DANSE | CRITIQUE

Rock Steady

PRoxy R. Théobald
@28 Mar 2012

Dans le cadre de son Festival EXIT, la Maison des Arts de Créteil présentait la truculente compagnie canadienne «Katie Ward_the choreographers». Expérimental à souhait et sous le signe d’une incontestable impertinence, son radical Rock Steady a alors tout simplement revu et corrigé en 50 minutes, les fondements dits logiques, du spectaculaire.

Et si la danse n’était que chocs musculaires? Mieux, simples chaos esthétiques et langagiers?
Explorant le désaccord et l’incommunicabilité sans la moindre complaisance, serait-ce ces intrépides danseurs tentent ici de nous dire?
La mise en scène délibérément déstructurée porte cet univers désopilant au-delà de toutes attentes.
Au vrai, Rock steady, n’a rien d’un spectacle. Performance par excellence, l’expérimentation se veut d’un bout à l’autre haute en couleurs!
Pas de temps pour le consensuel, le technique ou le virtuose. Le propos se veut brute. En guise de préambule: une longue, crue et minutieuse description d’orgasmes. Le ton est donné! Impudique? Risqué voire hardi!
L’art de la déconstruction régnant en maître, le plateau scénique d’ailleurs livre une alchimie explosive, méthodique et très déterminée.

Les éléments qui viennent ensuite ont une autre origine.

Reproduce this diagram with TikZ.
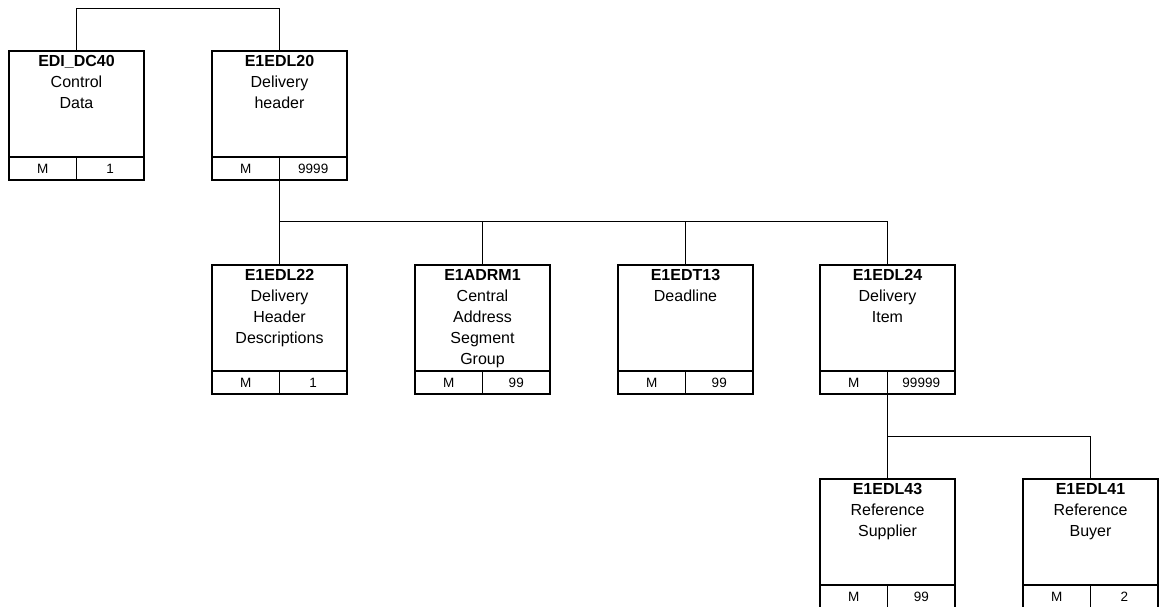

Cinq danseurs en jean, t-shirt et tuniques superposées toutes couleurs réunis, évoluent alors dans des tableaux successifs, abruptes et sans fils narratifs.
Tantôt parés de lunettes de plongée, tantôt saucissonnés des bandes élastiques multicolores, cet humour certes décapant et ce désordre absolu ont-ils suffit à légitimer le discours?
De l’ironie au grotesque, Le cynisme des rapports humains est alors traité à son paroxysme. On hurle, se rentre dedans, court, saute, se jette pare-terre, se cogne dans les murs… La prise de risque physique et émotionnelle saisit. Pour sûre, la rhétorique gestuelle voudrait illustrer les sempiternelles luttes et divers échecs qu’instaurent nos confrontations sociales, mais l’engouement collectif parfois trop criard, perd par instants en substance.

Car l’atmosphère continuellement survoltée finit par dominer et quelque peu desservir l’énergie théâtrale pourtant de qualité.
Souvent parasités, nos regards de fait peinent à se focaliser. En effet, trop vite gagné par l’agitation ou l’excès, certaines séquences malheureusement court-circuitent de possibles amorces narratives. On aurait ainsi souhaité que durent les rares portés ou enchevêtrement de corps afin qu’un zest de danse enfin nous happe pour de bon… Peut-être, cette orchestration scénique, ô combien décalée, fait-elle malicieusement partie des règles du jeu?
En cela, l’exercice de style est de taille. Exclusivement trash, Rock Steady, ne tente bien évidemment pas de plaire ou de convaincre. Dépouillé à l’extrême, le dispositif offre libre court à une critique constructive. Finalement, n’est-ce pas là l’essence et le but de toute danse? Non-sens, non-formes, tant que les débats demeureront fructueux, la parole des artistes comptera. Soit, le sens de toute création ne se trouve-t-il pas in fine dans l’œil de celui qui la perçoit?
Tant de réponses palpitent dans les danses de nos imaginaires.